AIM OF THE EXERCISE - Begin at the line that contains "Write a Python", stop after the line that contains "plt.rcParams['font.family'] = ['Open", and reproduce only that span, unaltered.

RECORDS TO USE -
[Start]

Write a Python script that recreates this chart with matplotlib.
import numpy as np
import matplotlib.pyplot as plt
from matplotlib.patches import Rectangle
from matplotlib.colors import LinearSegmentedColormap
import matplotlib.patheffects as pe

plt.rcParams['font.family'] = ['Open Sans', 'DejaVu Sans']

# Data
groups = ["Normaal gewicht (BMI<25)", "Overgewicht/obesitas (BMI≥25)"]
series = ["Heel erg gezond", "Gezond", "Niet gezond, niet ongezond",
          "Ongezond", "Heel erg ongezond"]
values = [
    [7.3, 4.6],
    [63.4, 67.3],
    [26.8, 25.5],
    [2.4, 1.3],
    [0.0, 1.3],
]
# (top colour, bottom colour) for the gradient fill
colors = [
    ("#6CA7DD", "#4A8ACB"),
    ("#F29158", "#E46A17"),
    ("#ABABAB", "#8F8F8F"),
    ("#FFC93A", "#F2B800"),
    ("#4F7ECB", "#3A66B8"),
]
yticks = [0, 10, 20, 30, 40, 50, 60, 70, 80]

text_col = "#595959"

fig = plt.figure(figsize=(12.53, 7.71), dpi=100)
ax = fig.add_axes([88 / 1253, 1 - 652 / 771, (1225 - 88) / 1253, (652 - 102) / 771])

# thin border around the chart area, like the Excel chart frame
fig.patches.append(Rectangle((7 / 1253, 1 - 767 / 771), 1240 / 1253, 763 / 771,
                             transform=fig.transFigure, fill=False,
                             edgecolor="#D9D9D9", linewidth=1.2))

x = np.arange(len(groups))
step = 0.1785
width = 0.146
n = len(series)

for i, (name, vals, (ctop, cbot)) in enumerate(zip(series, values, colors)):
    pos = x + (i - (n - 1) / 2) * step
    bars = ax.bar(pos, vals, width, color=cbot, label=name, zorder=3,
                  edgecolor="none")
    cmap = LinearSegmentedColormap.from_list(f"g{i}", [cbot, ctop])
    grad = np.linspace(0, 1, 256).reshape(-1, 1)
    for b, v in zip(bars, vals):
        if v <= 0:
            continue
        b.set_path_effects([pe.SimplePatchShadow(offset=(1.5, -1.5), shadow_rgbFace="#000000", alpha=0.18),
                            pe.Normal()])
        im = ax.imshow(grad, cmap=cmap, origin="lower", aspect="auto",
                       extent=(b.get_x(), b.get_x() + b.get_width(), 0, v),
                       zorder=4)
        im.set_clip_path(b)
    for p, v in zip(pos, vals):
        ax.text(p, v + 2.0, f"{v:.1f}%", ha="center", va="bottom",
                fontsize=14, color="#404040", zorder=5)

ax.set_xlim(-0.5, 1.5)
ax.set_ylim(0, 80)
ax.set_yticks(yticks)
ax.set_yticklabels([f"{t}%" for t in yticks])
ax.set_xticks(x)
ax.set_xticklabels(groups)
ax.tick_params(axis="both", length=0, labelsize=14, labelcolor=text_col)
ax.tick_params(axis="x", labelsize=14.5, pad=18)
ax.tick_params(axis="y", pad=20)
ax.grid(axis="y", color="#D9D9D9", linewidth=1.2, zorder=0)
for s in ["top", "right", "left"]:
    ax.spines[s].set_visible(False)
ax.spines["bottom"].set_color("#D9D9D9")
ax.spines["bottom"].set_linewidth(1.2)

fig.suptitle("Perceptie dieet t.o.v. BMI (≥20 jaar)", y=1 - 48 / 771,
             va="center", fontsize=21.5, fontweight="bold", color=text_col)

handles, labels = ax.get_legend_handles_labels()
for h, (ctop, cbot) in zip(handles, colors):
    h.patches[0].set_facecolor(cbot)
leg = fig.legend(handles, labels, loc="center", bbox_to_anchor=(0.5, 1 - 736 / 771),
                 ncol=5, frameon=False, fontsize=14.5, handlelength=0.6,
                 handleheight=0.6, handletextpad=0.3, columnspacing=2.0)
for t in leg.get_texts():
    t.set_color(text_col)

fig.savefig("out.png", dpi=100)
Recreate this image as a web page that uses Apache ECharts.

[End]
[Start]

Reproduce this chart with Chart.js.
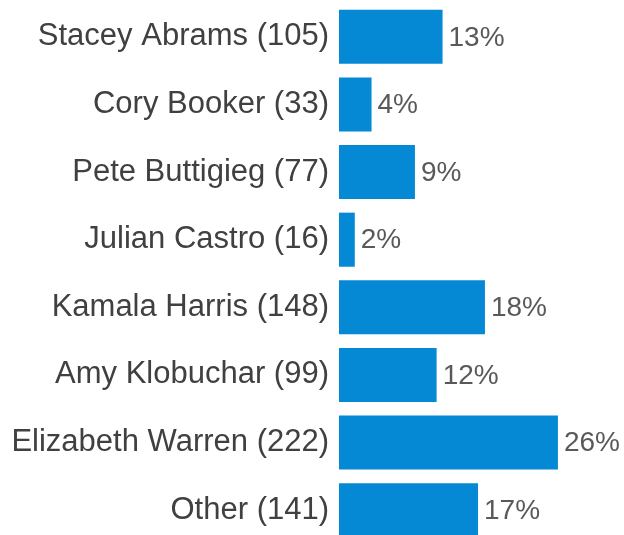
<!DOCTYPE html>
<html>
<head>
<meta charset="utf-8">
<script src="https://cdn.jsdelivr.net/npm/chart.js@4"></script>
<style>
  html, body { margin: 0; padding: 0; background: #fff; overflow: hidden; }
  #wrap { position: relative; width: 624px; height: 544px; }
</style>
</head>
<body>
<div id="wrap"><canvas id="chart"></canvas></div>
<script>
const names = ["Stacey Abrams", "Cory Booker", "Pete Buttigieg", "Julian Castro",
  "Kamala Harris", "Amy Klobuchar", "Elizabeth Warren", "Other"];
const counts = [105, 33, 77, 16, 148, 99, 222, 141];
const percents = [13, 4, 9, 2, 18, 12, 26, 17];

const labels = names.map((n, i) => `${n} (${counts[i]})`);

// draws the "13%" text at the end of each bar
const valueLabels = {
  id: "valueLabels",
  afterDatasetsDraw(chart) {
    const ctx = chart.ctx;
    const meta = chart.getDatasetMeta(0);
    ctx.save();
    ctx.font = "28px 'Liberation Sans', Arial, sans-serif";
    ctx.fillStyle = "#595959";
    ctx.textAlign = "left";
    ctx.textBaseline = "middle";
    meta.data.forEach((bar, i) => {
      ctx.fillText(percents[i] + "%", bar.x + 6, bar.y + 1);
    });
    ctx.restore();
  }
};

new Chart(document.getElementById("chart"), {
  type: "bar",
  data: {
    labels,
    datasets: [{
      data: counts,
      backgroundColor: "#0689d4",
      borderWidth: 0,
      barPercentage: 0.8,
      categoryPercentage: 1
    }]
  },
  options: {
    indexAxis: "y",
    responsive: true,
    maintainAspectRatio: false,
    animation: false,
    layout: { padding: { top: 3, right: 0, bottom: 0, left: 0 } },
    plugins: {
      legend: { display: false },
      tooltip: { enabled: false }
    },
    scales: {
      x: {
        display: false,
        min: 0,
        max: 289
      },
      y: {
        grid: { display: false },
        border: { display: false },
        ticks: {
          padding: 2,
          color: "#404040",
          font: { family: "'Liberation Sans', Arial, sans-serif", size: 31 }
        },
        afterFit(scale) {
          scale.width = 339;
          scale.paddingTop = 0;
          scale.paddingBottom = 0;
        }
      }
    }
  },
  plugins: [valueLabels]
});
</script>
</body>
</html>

[End]
[Start]

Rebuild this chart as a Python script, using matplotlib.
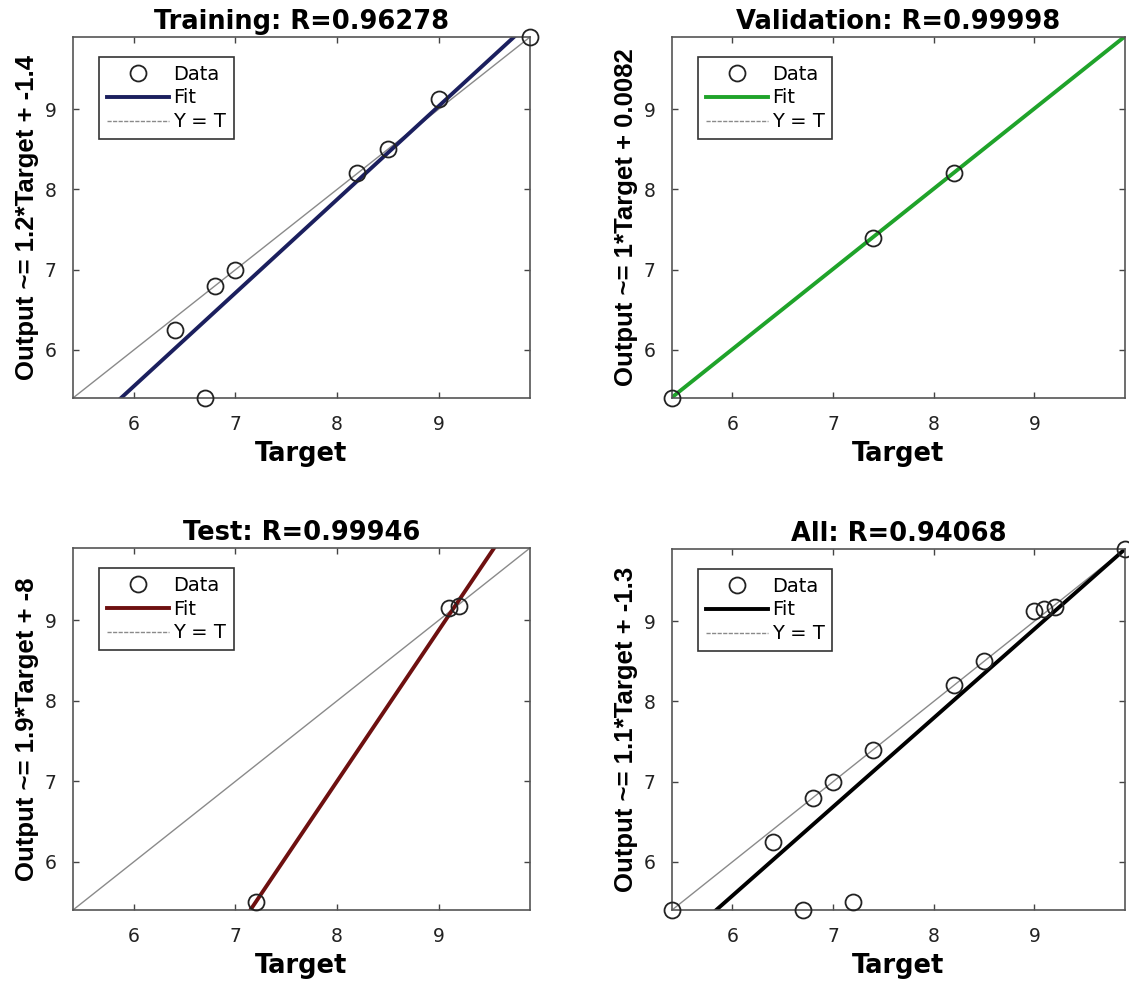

[End]

SOLUTION BELOW -
Write a Python script that recreates this chart with matplotlib.
import numpy as np
import matplotlib.pyplot as plt
from matplotlib.patches import Rectangle
from matplotlib.colors import LinearSegmentedColormap
import matplotlib.patheffects as pe

plt.rcParams['font.family'] = ['Open Sans', 'DejaVu Sans']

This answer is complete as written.